### TASK BRIEF
Output nothing but the lines from the one with "Emit a web page" through the one with "d3.scaleLinear().domain([0, 450]).range([plotBottom, plotTop]);", including both. Leave the pictures out of the copy.

### Source data
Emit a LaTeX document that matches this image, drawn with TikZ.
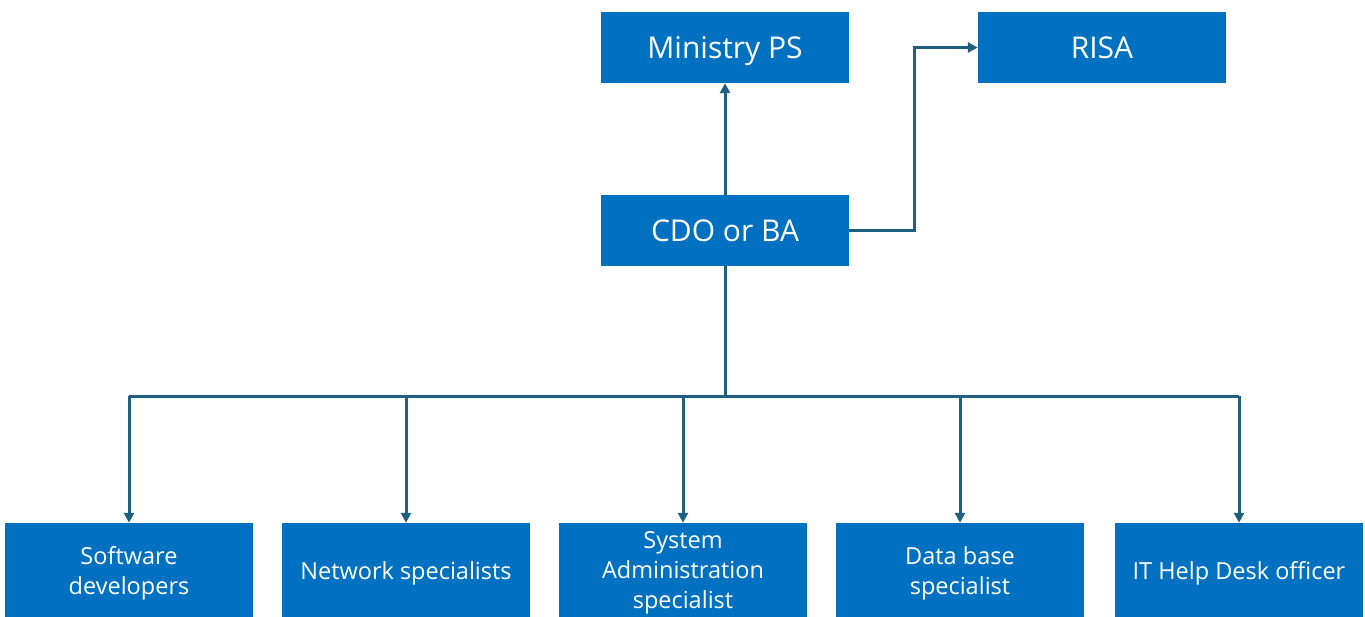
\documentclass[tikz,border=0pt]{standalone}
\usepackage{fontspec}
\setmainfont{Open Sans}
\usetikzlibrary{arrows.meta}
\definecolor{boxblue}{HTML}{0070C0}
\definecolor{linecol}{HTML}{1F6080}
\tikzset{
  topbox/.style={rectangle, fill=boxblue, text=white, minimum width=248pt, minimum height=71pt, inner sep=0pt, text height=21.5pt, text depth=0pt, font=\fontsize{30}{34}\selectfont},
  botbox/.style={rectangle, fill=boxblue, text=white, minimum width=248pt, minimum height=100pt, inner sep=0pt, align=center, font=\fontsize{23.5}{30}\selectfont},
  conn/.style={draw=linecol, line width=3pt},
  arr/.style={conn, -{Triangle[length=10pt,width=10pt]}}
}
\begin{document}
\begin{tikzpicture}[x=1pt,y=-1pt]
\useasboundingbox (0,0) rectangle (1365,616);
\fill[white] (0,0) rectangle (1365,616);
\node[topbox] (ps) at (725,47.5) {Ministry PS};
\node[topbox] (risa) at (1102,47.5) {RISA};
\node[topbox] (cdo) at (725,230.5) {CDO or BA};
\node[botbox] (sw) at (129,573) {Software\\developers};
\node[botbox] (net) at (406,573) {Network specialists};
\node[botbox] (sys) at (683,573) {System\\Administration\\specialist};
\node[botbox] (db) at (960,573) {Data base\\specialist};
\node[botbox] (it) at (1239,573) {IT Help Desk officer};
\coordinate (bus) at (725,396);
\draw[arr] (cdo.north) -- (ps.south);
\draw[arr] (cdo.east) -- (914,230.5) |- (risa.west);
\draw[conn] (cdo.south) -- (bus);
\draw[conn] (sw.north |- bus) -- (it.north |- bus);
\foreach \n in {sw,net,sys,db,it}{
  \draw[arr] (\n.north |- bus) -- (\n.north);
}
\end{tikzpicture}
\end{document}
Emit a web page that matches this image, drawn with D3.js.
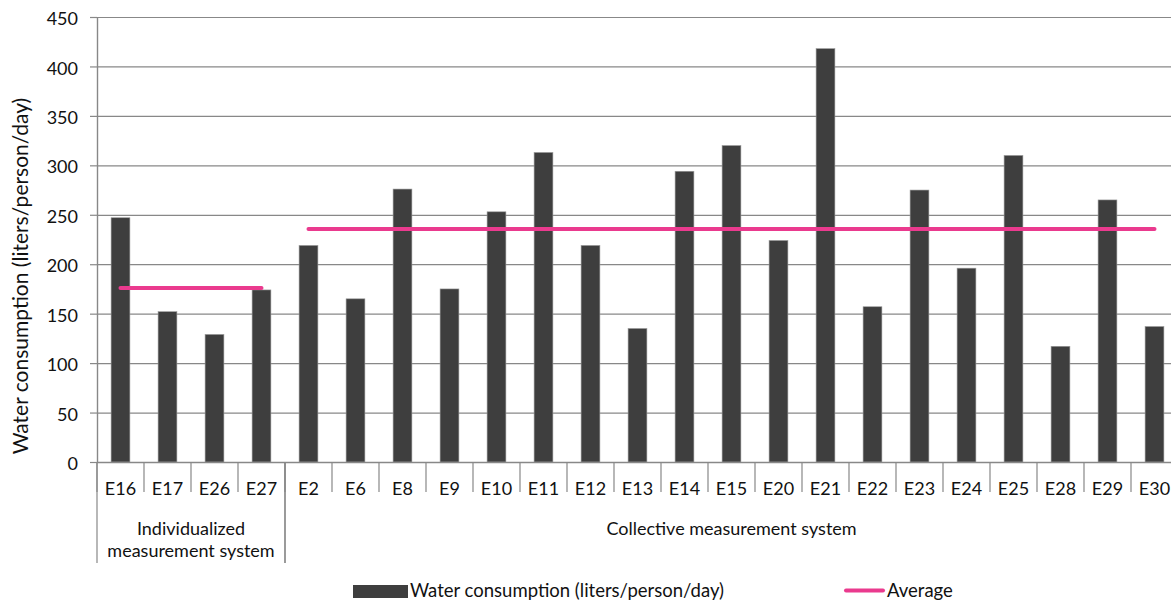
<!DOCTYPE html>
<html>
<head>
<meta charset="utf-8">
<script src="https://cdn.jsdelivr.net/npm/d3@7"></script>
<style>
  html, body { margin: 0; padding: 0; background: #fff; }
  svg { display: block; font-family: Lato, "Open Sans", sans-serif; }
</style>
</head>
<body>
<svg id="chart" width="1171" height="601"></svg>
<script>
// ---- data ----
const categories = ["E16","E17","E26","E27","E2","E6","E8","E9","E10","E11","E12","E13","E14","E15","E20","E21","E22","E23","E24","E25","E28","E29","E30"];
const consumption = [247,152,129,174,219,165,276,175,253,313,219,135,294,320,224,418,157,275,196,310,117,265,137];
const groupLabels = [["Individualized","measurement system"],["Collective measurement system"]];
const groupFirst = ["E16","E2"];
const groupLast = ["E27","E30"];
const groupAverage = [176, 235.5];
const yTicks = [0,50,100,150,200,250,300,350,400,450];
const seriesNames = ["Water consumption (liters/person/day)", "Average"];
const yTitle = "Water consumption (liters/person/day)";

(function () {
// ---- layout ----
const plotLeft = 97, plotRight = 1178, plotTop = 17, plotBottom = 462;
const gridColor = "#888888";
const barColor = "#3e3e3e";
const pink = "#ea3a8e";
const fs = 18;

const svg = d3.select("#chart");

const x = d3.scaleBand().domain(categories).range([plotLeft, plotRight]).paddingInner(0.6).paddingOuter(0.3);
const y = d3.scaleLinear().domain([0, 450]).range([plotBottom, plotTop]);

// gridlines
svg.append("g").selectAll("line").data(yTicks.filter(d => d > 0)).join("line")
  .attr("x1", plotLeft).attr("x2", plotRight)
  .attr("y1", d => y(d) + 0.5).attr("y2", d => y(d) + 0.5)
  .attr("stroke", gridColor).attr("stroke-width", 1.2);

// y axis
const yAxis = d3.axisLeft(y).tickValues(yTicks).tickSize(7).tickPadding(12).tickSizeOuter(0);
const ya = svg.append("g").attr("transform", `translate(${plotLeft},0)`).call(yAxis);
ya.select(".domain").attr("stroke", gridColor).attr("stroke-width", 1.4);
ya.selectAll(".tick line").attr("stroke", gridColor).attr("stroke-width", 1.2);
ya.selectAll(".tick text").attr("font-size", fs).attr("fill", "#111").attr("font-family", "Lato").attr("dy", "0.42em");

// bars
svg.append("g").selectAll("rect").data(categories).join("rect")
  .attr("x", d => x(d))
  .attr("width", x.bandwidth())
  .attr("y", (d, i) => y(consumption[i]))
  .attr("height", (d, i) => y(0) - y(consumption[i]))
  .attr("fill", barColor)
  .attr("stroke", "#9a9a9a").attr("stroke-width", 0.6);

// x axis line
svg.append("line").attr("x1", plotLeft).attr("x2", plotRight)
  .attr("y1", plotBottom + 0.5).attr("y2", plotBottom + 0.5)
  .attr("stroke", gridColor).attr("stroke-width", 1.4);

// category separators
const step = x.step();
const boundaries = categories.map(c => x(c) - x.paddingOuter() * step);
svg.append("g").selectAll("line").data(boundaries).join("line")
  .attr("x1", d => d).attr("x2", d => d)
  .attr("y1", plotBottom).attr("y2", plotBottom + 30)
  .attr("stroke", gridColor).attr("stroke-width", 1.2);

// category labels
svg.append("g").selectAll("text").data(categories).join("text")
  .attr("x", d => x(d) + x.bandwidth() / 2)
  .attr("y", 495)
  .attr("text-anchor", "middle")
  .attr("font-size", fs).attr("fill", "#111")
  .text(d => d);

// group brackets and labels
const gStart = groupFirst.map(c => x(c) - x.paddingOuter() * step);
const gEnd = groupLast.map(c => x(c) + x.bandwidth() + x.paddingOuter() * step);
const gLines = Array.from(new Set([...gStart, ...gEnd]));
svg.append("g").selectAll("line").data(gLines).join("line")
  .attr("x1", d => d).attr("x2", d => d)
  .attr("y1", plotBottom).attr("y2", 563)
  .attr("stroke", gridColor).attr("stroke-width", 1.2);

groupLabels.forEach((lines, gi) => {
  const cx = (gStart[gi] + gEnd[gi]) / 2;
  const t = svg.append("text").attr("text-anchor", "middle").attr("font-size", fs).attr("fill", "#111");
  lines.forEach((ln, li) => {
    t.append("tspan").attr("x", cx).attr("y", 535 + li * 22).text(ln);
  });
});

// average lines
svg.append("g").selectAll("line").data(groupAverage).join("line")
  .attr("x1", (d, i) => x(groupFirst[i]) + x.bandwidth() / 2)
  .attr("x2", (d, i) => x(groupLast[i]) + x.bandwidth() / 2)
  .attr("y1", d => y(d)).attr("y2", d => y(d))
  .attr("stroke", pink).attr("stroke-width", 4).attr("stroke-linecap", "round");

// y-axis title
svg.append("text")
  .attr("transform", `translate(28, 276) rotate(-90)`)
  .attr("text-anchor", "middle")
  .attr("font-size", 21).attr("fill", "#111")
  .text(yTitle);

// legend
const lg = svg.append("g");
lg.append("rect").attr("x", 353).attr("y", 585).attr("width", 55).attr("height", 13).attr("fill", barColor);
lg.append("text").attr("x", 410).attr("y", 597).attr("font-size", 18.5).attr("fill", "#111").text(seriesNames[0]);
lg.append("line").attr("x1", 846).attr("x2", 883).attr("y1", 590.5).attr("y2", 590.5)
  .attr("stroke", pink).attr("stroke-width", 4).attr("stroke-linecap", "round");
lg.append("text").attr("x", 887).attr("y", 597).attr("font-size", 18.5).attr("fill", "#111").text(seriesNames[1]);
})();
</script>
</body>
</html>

### FINAL RESULT
Emit a web page that matches this image, drawn with D3.js.
<!DOCTYPE html>
<html>
<head>
<meta charset="utf-8">
<script src="https://cdn.jsdelivr.net/npm/d3@7"></script>
<style>
  html, body { margin: 0; padding: 0; background: #fff; }
  svg { display: block; font-family: Lato, "Open Sans", sans-serif; }
</style>
</head>
<body>
<svg id="chart" width="1171" height="601"></svg>
<script>
// ---- data ----
const categories = ["E16","E17","E26","E27","E2","E6","E8","E9","E10","E11","E12","E13","E14","E15","E20","E21","E22","E23","E24","E25","E28","E29","E30"];
const consumption = [247,152,129,174,219,165,276,175,253,313,219,135,294,320,224,418,157,275,196,310,117,265,137];
const groupLabels = [["Individualized","measurement system"],["Collective measurement system"]];
const groupFirst = ["E16","E2"];
const groupLast = ["E27","E30"];
const groupAverage = [176, 235.5];
const yTicks = [0,50,100,150,200,250,300,350,400,450];
const seriesNames = ["Water consumption (liters/person/day)", "Average"];
const yTitle = "Water consumption (liters/person/day)";

(function () {
// ---- layout ----
const plotLeft = 97, plotRight = 1178, plotTop = 17, plotBottom = 462;
const gridColor = "#888888";
const barColor = "#3e3e3e";
const pink = "#ea3a8e";
const fs = 18;

const svg = d3.select("#chart");

const x = d3.scaleBand().domain(categories).range([plotLeft, plotRight]).paddingInner(0.6).paddingOuter(0.3);
const y = d3.scaleLinear().domain([0, 450]).range([plotBottom, plotTop]);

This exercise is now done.